━━━ Supplied information ━━━
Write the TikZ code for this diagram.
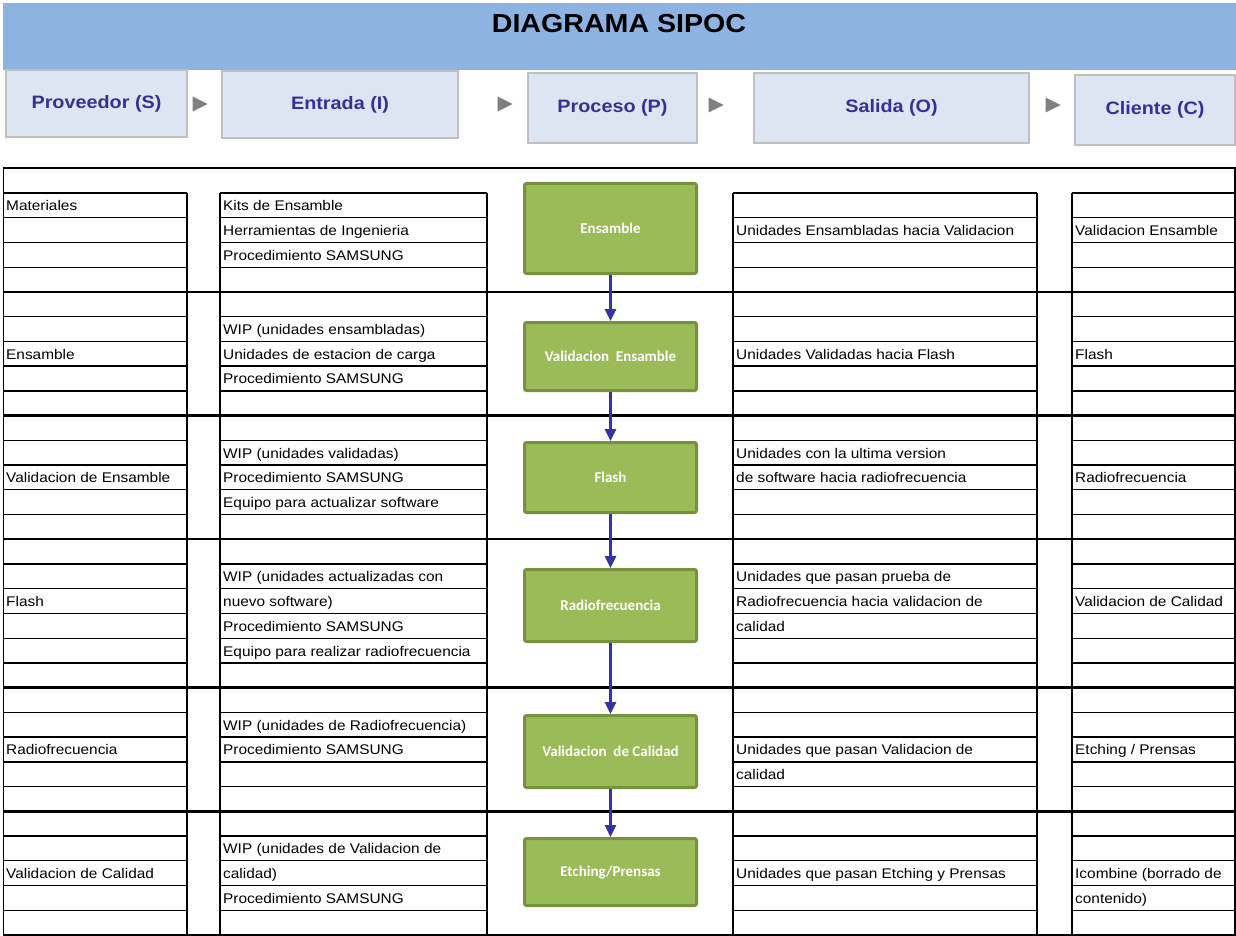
\documentclass[tikz,border=0pt]{standalone}
\usepackage{fontspec}
\setmainfont{Liberation Sans}[FakeStretch=1.1]
\newfontfamily\procfont{Carlito}
\usetikzlibrary{arrows.meta}

\definecolor{band}{HTML}{8DB3E2}
\definecolor{hdrfill}{HTML}{DCE6F2}
\definecolor{hdrline}{HTML}{BFBFBF}
\definecolor{hdrtext}{HTML}{323296}
\definecolor{tri}{HTML}{808080}
\definecolor{procfill}{HTML}{9BBB59}
\definecolor{procline}{HTML}{76923C}
\definecolor{flowblue}{HTML}{3434A0}

\begin{document}
\begin{tikzpicture}[x=1pt,y=-1pt,
  hdr/.style={draw=hdrline, line width=1.5pt, fill=hdrfill, inner sep=0pt,
    font=\bfseries\fontsize{18}{22}\selectfont, text=hdrtext},
  cell/.style={anchor=base west, inner sep=0pt, font=\fontsize{14}{16}\selectfont},
  procbox/.style={draw=procline, fill=procfill, line width=3pt, rounded corners=2pt,
    minimum width=172pt, inner sep=0pt, text=white,
    font=\procfont\bfseries\fontsize{15}{18}\selectfont},
  flow/.style={draw=flowblue, line width=2.7pt, -{Triangle[width=11pt,length=12pt]}},
  gridline/.style={line width=1.3pt},
  colline/.style={line width=1.8pt},
  sepline/.style={line width=2.4pt}]

\useasboundingbox (0,0) rectangle (1236,936);
\fill[white] (0,0) rectangle (1236,936);

% title band
\fill[band] (3,3) rectangle (1236,70);
\node[font=\bfseries\fontsize{26}{30}\selectfont, inner sep=0pt] (title) at (619,23.5) {DIAGRAMA SIPOC};

% SIPOC header boxes
\node[hdr, minimum width=181pt, minimum height=67pt] (hS) at (96.5,103.5) {Proveedor (S)};
\node[hdr, minimum width=236pt, minimum height=67pt] (hI) at (340,104.5) {Entrada (I)};
\node[hdr, minimum width=169pt, minimum height=70pt] (hP) at (612.5,108) {Proceso (P)};
\node[hdr, minimum width=275pt, minimum height=70pt] (hO) at (891.5,108) {Salida (O)};
\node[hdr, minimum width=160pt, minimum height=70pt] (hC) at (1155,110) {Cliente (C)};

% grey pointers between the headers
\foreach \cx/\cy in {200/104, 505/104, 716/105, 1053/105}
  \fill[tri] (\cx-7.5,\cy-7.5) -- (\cx+7.5,\cy) -- (\cx-7.5,\cy+7.5) -- cycle;

% table: cell rules of each column block
\foreach \i in {0,...,30}{
  \draw[gridline] (3,193+24.733*\i) -- (187,193+24.733*\i);
  \draw[gridline] (220,193+24.733*\i) -- (487,193+24.733*\i);
  \draw[gridline] (733,193+24.733*\i) -- (1037,193+24.733*\i);
  \draw[gridline] (1072,193+24.733*\i) -- (1235,193+24.733*\i);
}
% column borders
\foreach \x in {187,220,487,733,1037,1072}
  \draw[colline] (\x,193) -- (\x,935);
\draw[gridline] (3.5,168) -- (3.5,935);
\draw[gridline] (1235,168) -- (1235,935);
% group separators across the whole width
\foreach \i in {4,9,14,20,25,30}
  \draw[sepline] (3,193+24.733*\i) -- (1236,193+24.733*\i);
\draw[line width=2.6pt] (3,168) -- (1236,168);

% process steps
\node[procbox, minimum height=90pt] (p1) at (610.5,228.5) {Ensamble};
\node[procbox, minimum height=68pt] (p2) at (610.5,356.5) {Validacion\ \ Ensamble};
\node[procbox, minimum height=70pt] (p3) at (610.5,477.5) {Flash};
\node[procbox, minimum height=72pt] (p4) at (610.5,605.5) {Radiofrecuencia};
\node[procbox, minimum height=72pt] (p5) at (610.5,751.5) {Validacion\ \ de Calidad};
\node[procbox, minimum height=67pt] (p6) at (610.5,872) {Etching/Prensas};

\draw[flow] (p1) -- (p2);
\draw[flow] (p2) -- (p3);
\draw[flow] (p3) -- (p4);
\draw[flow] (p4) -- (p5);
\draw[flow] (p5) -- (p6);

% proveedores
\foreach \r/\t in {0/Materiales, 6/Ensamble, 11/{Validacion de Ensamble},
  16/Flash, 22/Radiofrecuencia, 27/{Validacion de Calidad}}
  \node[cell] (S-\r) at (6,193+24.733*\r+17.8) {\t};

% entradas
\foreach \r/\t in {0/{Kits de Ensamble}, 1/{Herramientas de Ingenieria},
  2/{Procedimiento SAMSUNG},
  5/{WIP (unidades ensambladas)}, 6/{Unidades de estacion de carga},
  7/{Procedimiento SAMSUNG},
  10/{WIP (unidades validadas)}, 11/{Procedimiento SAMSUNG},
  12/{Equipo para actualizar software},
  15/{WIP (unidades actualizadas con}, 16/{nuevo software)},
  17/{Procedimiento SAMSUNG}, 18/{Equipo para realizar radiofrecuencia},
  21/{WIP (unidades de Radiofrecuencia)}, 22/{Procedimiento SAMSUNG},
  26/{WIP (unidades de Validacion de}, 27/{calidad)},
  28/{Procedimiento SAMSUNG}}
  \node[cell] (I-\r) at (223,193+24.733*\r+17.8) {\t};

% salidas
\foreach \r/\t in {1/{Unidades Ensambladas hacia Validacion},
  6/{Unidades Validadas hacia Flash},
  10/{Unidades con la ultima version}, 11/{de software hacia radiofrecuencia},
  15/{Unidades que pasan prueba de}, 16/{Radiofrecuencia hacia validacion de},
  17/{calidad},
  22/{Unidades que pasan Validacion de}, 23/{calidad},
  27/{Unidades que pasan Etching y Prensas}}
  \node[cell] (O-\r) at (736,193+24.733*\r+17.8) {\t};

% clientes
\foreach \r/\t in {1/{Validacion Ensamble}, 6/Flash, 11/Radiofrecuencia,
  16/{Validacion de Calidad}, 22/{Etching / Prensas},
  27/{Icombine (borrado de}, 28/{contenido)}}
  \node[cell] (C-\r) at (1075,193+24.733*\r+17.8) {\t};

\end{tikzpicture}
\end{document}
━━━
What is being asked:
Copy the listing exactly. Any image in it stays out of the copy.

Exercise output:
Write the TikZ code for this diagram.
\documentclass[tikz,border=0pt]{standalone}
\usepackage{fontspec}
\setmainfont{Liberation Sans}[FakeStretch=1.1]
\newfontfamily\procfont{Carlito}
\usetikzlibrary{arrows.meta}

\definecolor{band}{HTML}{8DB3E2}
\definecolor{hdrfill}{HTML}{DCE6F2}
\definecolor{hdrline}{HTML}{BFBFBF}
\definecolor{hdrtext}{HTML}{323296}
\definecolor{tri}{HTML}{808080}
\definecolor{procfill}{HTML}{9BBB59}
\definecolor{procline}{HTML}{76923C}
\definecolor{flowblue}{HTML}{3434A0}

\begin{document}
\begin{tikzpicture}[x=1pt,y=-1pt,
  hdr/.style={draw=hdrline, line width=1.5pt, fill=hdrfill, inner sep=0pt,
    font=\bfseries\fontsize{18}{22}\selectfont, text=hdrtext},
  cell/.style={anchor=base west, inner sep=0pt, font=\fontsize{14}{16}\selectfont},
  procbox/.style={draw=procline, fill=procfill, line width=3pt, rounded corners=2pt,
    minimum width=172pt, inner sep=0pt, text=white,
    font=\procfont\bfseries\fontsize{15}{18}\selectfont},
  flow/.style={draw=flowblue, line width=2.7pt, -{Triangle[width=11pt,length=12pt]}},
  gridline/.style={line width=1.3pt},
  colline/.style={line width=1.8pt},
  sepline/.style={line width=2.4pt}]

\useasboundingbox (0,0) rectangle (1236,936);
\fill[white] (0,0) rectangle (1236,936);

% title band
\fill[band] (3,3) rectangle (1236,70);
\node[font=\bfseries\fontsize{26}{30}\selectfont, inner sep=0pt] (title) at (619,23.5) {DIAGRAMA SIPOC};

% SIPOC header boxes
\node[hdr, minimum width=181pt, minimum height=67pt] (hS) at (96.5,103.5) {Proveedor (S)};
\node[hdr, minimum width=236pt, minimum height=67pt] (hI) at (340,104.5) {Entrada (I)};
\node[hdr, minimum width=169pt, minimum height=70pt] (hP) at (612.5,108) {Proceso (P)};
\node[hdr, minimum width=275pt, minimum height=70pt] (hO) at (891.5,108) {Salida (O)};
\node[hdr, minimum width=160pt, minimum height=70pt] (hC) at (1155,110) {Cliente (C)};

% grey pointers between the headers
\foreach \cx/\cy in {200/104, 505/104, 716/105, 1053/105}
  \fill[tri] (\cx-7.5,\cy-7.5) -- (\cx+7.5,\cy) -- (\cx-7.5,\cy+7.5) -- cycle;

% table: cell rules of each column block
\foreach \i in {0,...,30}{
  \draw[gridline] (3,193+24.733*\i) -- (187,193+24.733*\i);
  \draw[gridline] (220,193+24.733*\i) -- (487,193+24.733*\i);
  \draw[gridline] (733,193+24.733*\i) -- (1037,193+24.733*\i);
  \draw[gridline] (1072,193+24.733*\i) -- (1235,193+24.733*\i);
}
% column borders
\foreach \x in {187,220,487,733,1037,1072}
  \draw[colline] (\x,193) -- (\x,935);
\draw[gridline] (3.5,168) -- (3.5,935);
\draw[gridline] (1235,168) -- (1235,935);
% group separators across the whole width
\foreach \i in {4,9,14,20,25,30}
  \draw[sepline] (3,193+24.733*\i) -- (1236,193+24.733*\i);
\draw[line width=2.6pt] (3,168) -- (1236,168);

% process steps
\node[procbox, minimum height=90pt] (p1) at (610.5,228.5) {Ensamble};
\node[procbox, minimum height=68pt] (p2) at (610.5,356.5) {Validacion\ \ Ensamble};
\node[procbox, minimum height=70pt] (p3) at (610.5,477.5) {Flash};
\node[procbox, minimum height=72pt] (p4) at (610.5,605.5) {Radiofrecuencia};
\node[procbox, minimum height=72pt] (p5) at (610.5,751.5) {Validacion\ \ de Calidad};
\node[procbox, minimum height=67pt] (p6) at (610.5,872) {Etching/Prensas};

\draw[flow] (p1) -- (p2);
\draw[flow] (p2) -- (p3);
\draw[flow] (p3) -- (p4);
\draw[flow] (p4) -- (p5);
\draw[flow] (p5) -- (p6);

% proveedores
\foreach \r/\t in {0/Materiales, 6/Ensamble, 11/{Validacion de Ensamble},
  16/Flash, 22/Radiofrecuencia, 27/{Validacion de Calidad}}
  \node[cell] (S-\r) at (6,193+24.733*\r+17.8) {\t};

% entradas
\foreach \r/\t in {0/{Kits de Ensamble}, 1/{Herramientas de Ingenieria},
  2/{Procedimiento SAMSUNG},
  5/{WIP (unidades ensambladas)}, 6/{Unidades de estacion de carga},
  7/{Procedimiento SAMSUNG},
  10/{WIP (unidades validadas)}, 11/{Procedimiento SAMSUNG},
  12/{Equipo para actualizar software},
  15/{WIP (unidades actualizadas con}, 16/{nuevo software)},
  17/{Procedimiento SAMSUNG}, 18/{Equipo para realizar radiofrecuencia},
  21/{WIP (unidades de Radiofrecuencia)}, 22/{Procedimiento SAMSUNG},
  26/{WIP (unidades de Validacion de}, 27/{calidad)},
  28/{Procedimiento SAMSUNG}}
  \node[cell] (I-\r) at (223,193+24.733*\r+17.8) {\t};

% salidas
\foreach \r/\t in {1/{Unidades Ensambladas hacia Validacion},
  6/{Unidades Validadas hacia Flash},
  10/{Unidades con la ultima version}, 11/{de software hacia radiofrecuencia},
  15/{Unidades que pasan prueba de}, 16/{Radiofrecuencia hacia validacion de},
  17/{calidad},
  22/{Unidades que pasan Validacion de}, 23/{calidad},
  27/{Unidades que pasan Etching y Prensas}}
  \node[cell] (O-\r) at (736,193+24.733*\r+17.8) {\t};

% clientes
\foreach \r/\t in {1/{Validacion Ensamble}, 6/Flash, 11/Radiofrecuencia,
  16/{Validacion de Calidad}, 22/{Etching / Prensas},
  27/{Icombine (borrado de}, 28/{contenido)}}
  \node[cell] (C-\r) at (1075,193+24.733*\r+17.8) {\t};

\end{tikzpicture}
\end{document}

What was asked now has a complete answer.